Chief Joseph Elementary School will undergo a green upgrade in 2026. A stormwater retrofit project at the North Portland schoolyard will increase green space at the school, treat polluted stormwater runoff to improve water quality, and create educational opportunities for students.
This project advances the school’s vision for the schoolyard. Developed by the school community during the 2020–21 school year, the vision plan outlines stormwater facilities, seating, landscaping, and a mural.
The stormwater retrofit includes 3,000 square feet of stormwater planters along the schoolyard perimeter to manage runoff from more than one acre of impervious surface. Additional improvements include benches, plantings, and rerouting a roof downspout into a newly constructed stormwater planter.
A depave day will be held in partnership with nonprofit Depave on May 30, 2026. Register for the event with Depave.
Students at the school will also receive a lesson on the impacts of stormwater, and will help to plant the area after depaving.
Construction is expected to begin in early June once school is out. This project was engineered by Parametrix and will be constructed by Brown Contracting Inc. Other project partners include Depave, Portland Public Schools, Chief Joseph PTA, Urban Forestry’s Learning Landscapes Program, and the school community.

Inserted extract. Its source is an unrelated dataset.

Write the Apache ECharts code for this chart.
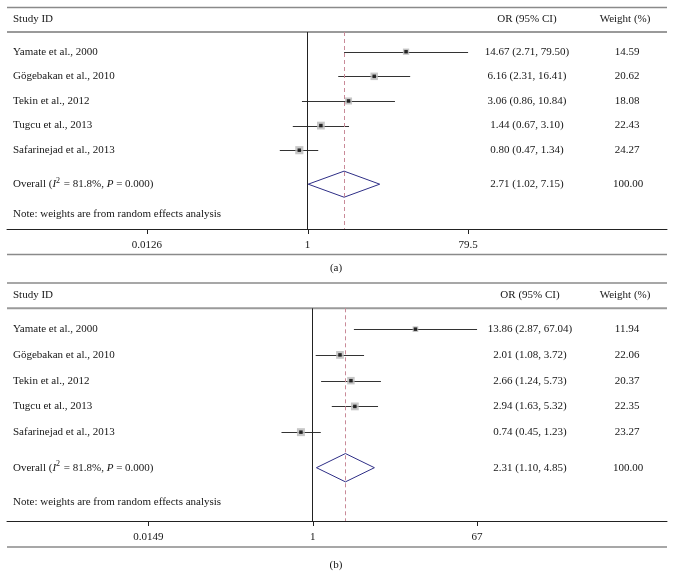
<!DOCTYPE html>
<html><head><meta charset="utf-8">
<script src="https://cdn.jsdelivr.net/npm/echarts@6/dist/echarts.min.js"></script>
<style>html,body{margin:0;padding:0;background:#fff}#c{width:674px;height:574px}</style>
</head><body><div id="c"></div>
<script>
// ---------- data ----------
const studies = ["Yamate et al., 2000", "Gögebakan et al., 2010", "Tekin et al., 2012", "Tugcu et al., 2013", "Safarinejad et al., 2013"];

const orA = [14.67, 6.16, 3.06, 1.44, 0.80];
const loA = [2.71, 2.31, 0.86, 0.67, 0.47];
const hiA = [79.50, 16.41, 10.84, 3.10, 1.34];
const wA  = [14.59, 20.62, 18.08, 22.43, 24.27];
const overallA = [2.71, 1.02, 7.15];
const overallWA = 100.00;
const ticksA = [0.0126, 1, 79.5];
const tickLabelsA = ["0.0126", "1", "79.5"];

const orB = [13.86, 2.01, 2.66, 2.94, 0.74];
const loB = [2.87, 1.08, 1.24, 1.63, 0.45];
const hiB = [67.04, 3.72, 5.73, 5.32, 1.23];
const wB  = [11.94, 22.06, 20.37, 22.35, 23.27];
const overallB = [2.31, 1.10, 4.85];
const overallWB = 100.00;
const ticksB = [0.0149, 1, 67];
const tickLabelsB = ["0.0149", "1", "67"];

const i2Text = "81.8%";
const pText = "0.000";
const noteText = "Note: weights are from random effects analysis";

// ---------- layout ----------
const FONT = '11px "Liberation Serif", "Times New Roman", serif';
const TXT = '#161616';
const OVERALL_ROW = 5.38;
const NOTE_ROW = [6.6, 6.7];
const panels = [
  {or: orA, lo: loA, hi: hiA, w: wA, ov: overallA, ovW: overallWA, ticks: ticksA, tickLabels: tickLabelsA,
   top: 32, axisY: 229, xPerDec: 84.5, oneX: 307.5, yMin: -0.8, yMax: 7.2, dh: 0.53, orX: 527, wX: 627},
  {or: orB, lo: loB, hi: hiB, w: wB, ov: overallB, ovW: overallWB, ticks: ticksB, tickLabels: tickLabelsB,
   top: 308.3, axisY: 521, xPerDec: 90, oneX: 312.7, yMin: -0.81, yMax: 7.45, dh: 0.55, orX: 530, wX: 627}
];
const L = 7, R = 667, W = 674, H = 574;

const grids = [], xAxes = [], yAxes = [], series = [];
panels.forEach((p, g) => {
  grids.push({left: L, right: W - R, top: p.top, height: p.axisY - p.top, containLabel: false});
  xAxes.push({
    type: 'log', gridIndex: g, logBase: 10,
    min: Math.pow(10, (L - p.oneX) / p.xPerDec), max: Math.pow(10, (R - p.oneX) / p.xPerDec),
    axisLine: {show: true, onZero: false, lineStyle: {color: '#222', width: 1}},
    axisTick: {show: false}, axisLabel: {show: false}, splitLine: {show: false}
  });
  yAxes.push({type: 'value', gridIndex: g, inverse: true, min: p.yMin, max: p.yMax, show: false});

  // CI lines
  series.push({
    type: 'custom', xAxisIndex: g, yAxisIndex: g, clip: false, silent: true,
    data: p.or.map((v, i) => [p.lo[i], p.hi[i], i]),
    encode: {x: [0, 1], y: 2},
    renderItem: (params, api) => {
      const a = api.coord([api.value(0), api.value(2)]);
      const b = api.coord([api.value(1), api.value(2)]);
      return {type: 'line', shape: {x1: a[0], y1: Math.round(a[1]) + 0.5, x2: b[0], y2: Math.round(b[1]) + 0.5},
              style: {stroke: '#333', lineWidth: 1}};
    }
  });
  // weight boxes
  series.push({
    type: 'scatter', xAxisIndex: g, yAxisIndex: g, silent: true, symbol: 'rect',
    data: p.or.map((v, i) => [v, i, p.w[i]]),
    symbolSize: (v) => 1.65 * Math.sqrt(v[2]),
    itemStyle: {color: '#b9b9b9'}
  });
  // point estimates
  series.push({
    type: 'scatter', xAxisIndex: g, yAxisIndex: g, silent: true, symbol: 'rect', symbolSize: 3.5,
    data: p.or.map((v, i) => [v, i]),
    itemStyle: {color: '#000'},
    markLine: {
      silent: true, symbol: ['none', 'none'], label: {show: false}, animation: false,
      data: [
        {xAxis: 1, lineStyle: {color: '#222', type: 'solid', width: 1}},
        {xAxis: p.ov[0], lineStyle: {color: '#c98a98', type: [4, 3], width: 1}}
      ]
    }
  });
  // overall diamond
  series.push({
    type: 'custom', xAxisIndex: g, yAxisIndex: g, clip: false, silent: true,
    data: [[p.ov[0], p.ov[1], p.ov[2], OVERALL_ROW]],
    encode: {x: [0, 1, 2], y: 3},
    renderItem: (params, api) => {
      const y = api.value(3);
      const pts = [
        api.coord([api.value(1), y]),
        api.coord([api.value(0), y - p.dh]),
        api.coord([api.value(2), y]),
        api.coord([api.value(0), y + p.dh])
      ];
      return {type: 'polygon', shape: {points: pts}, style: {fill: 'none', stroke: '#2e2e86', lineWidth: 1}};
    }
  });
  // axis ticks + labels
  series.push({
    type: 'custom', xAxisIndex: g, yAxisIndex: g, clip: false, silent: true,
    data: p.ticks.map((v, i) => [v, p.yMax, i]),
    encode: {x: 0, y: 1},
    renderItem: (params, api) => {
      const c = api.coord([api.value(0), api.value(1)]);
      const x = Math.round(c[0]) + 0.5;
      return {type: 'group', children: [
        {type: 'line', shape: {x1: x, y1: c[1], x2: x, y2: c[1] + 5}, style: {stroke: '#222', lineWidth: 1}},
        {type: 'text', x: c[0], y: c[1] + 16, style: {text: p.tickLabels[api.value(2)], font: FONT, fill: TXT, align: 'center', verticalAlign: 'middle'}}
      ]};
    }
  });
});

const chart = echarts.init(document.getElementById('c'), null, {renderer: 'canvas'});
chart.setOption({animation: false, grid: grids, xAxis: xAxes, yAxis: yAxes, series: series});

// ---------- table text and rules ----------
const gfx = [];
function hline(y, w, color) {
  gfx.push({type: 'line', silent: true, shape: {x1: L, y1: y, x2: R, y2: y}, style: {stroke: color, lineWidth: w}});
}
function txt(x, y, text, align, extra) {
  gfx.push({type: 'text', silent: true, x: x, y: y,
    style: Object.assign({text: text, font: FONT, fill: TXT, align: align, verticalAlign: 'middle'}, extra || {})});
}
const panelRules = [
  {topLine: 7.5, head: 19.5, headLine: 32, bottomLine: 254.5, cap: 268, capText: '(a)'},
  {topLine: 283, head: 295.5, headLine: 308.3, bottomLine: 547, cap: 565.5, capText: '(b)'}
];
panels.forEach((p, g) => {
  const r = panelRules[g];
  hline(r.topLine, 1.3, '#8a8a8a');
  hline(r.headLine, 2, '#9a9a9a');
  hline(r.bottomLine, 1.3, '#8a8a8a');
  txt(13, r.head, 'Study ID', 'left');
  txt(p.orX, r.head, 'OR (95% CI)', 'center');
  txt(p.wX - 2, r.head, 'Weight (%)', 'center');
  txt(336, r.cap, r.capText, 'center');
  studies.forEach((s, i) => {
    const y = chart.convertToPixel({gridIndex: g}, [1, i])[1];
    txt(13, y, s, 'left');
    txt(p.orX, y, p.or[i].toFixed(2) + ' (' + p.lo[i].toFixed(2) + ', ' + p.hi[i].toFixed(2) + ')', 'center');
    txt(p.wX, y, p.w[i].toFixed(2), 'center');
  });
  const yo = chart.convertToPixel({gridIndex: g}, [1, OVERALL_ROW])[1];
  txt(13, yo, 'Overall ({i|I}{sup|2} = ' + i2Text + ', {i|P} = ' + pText + ')', 'left', {
    rich: {i: {font: 'italic 11px "Liberation Serif", serif', fill: TXT},
           sup: {font: '8px "Liberation Serif", serif', fill: TXT, padding: [0, 1, 7, 0]}}
  });
  txt(p.orX, yo, p.ov[0].toFixed(2) + ' (' + p.ov[1].toFixed(2) + ', ' + p.ov[2].toFixed(2) + ')', 'center');
  txt(p.wX + 1, yo, p.ovW.toFixed(2), 'center');
  const yn = chart.convertToPixel({gridIndex: g}, [1, NOTE_ROW[g]])[1];
  txt(13, yn, noteText, 'left');
});
chart.setOption({graphic: gfx});
</script>
</body></html>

The Chief Joseph project is part of the Estuary Partnership’s School Stormwater Reduction program, which designs and builds stormwater retrofits at schools to reduce pollutants entering the Columbia River watershed while supporting environmental education and community engagement. Funding is provided by the City of Portland Bureau of Environmental Services’ Percent for Green program and an EPA Columbia River Basin Restoration Program Cooperative Agreement award, 44 02J49201.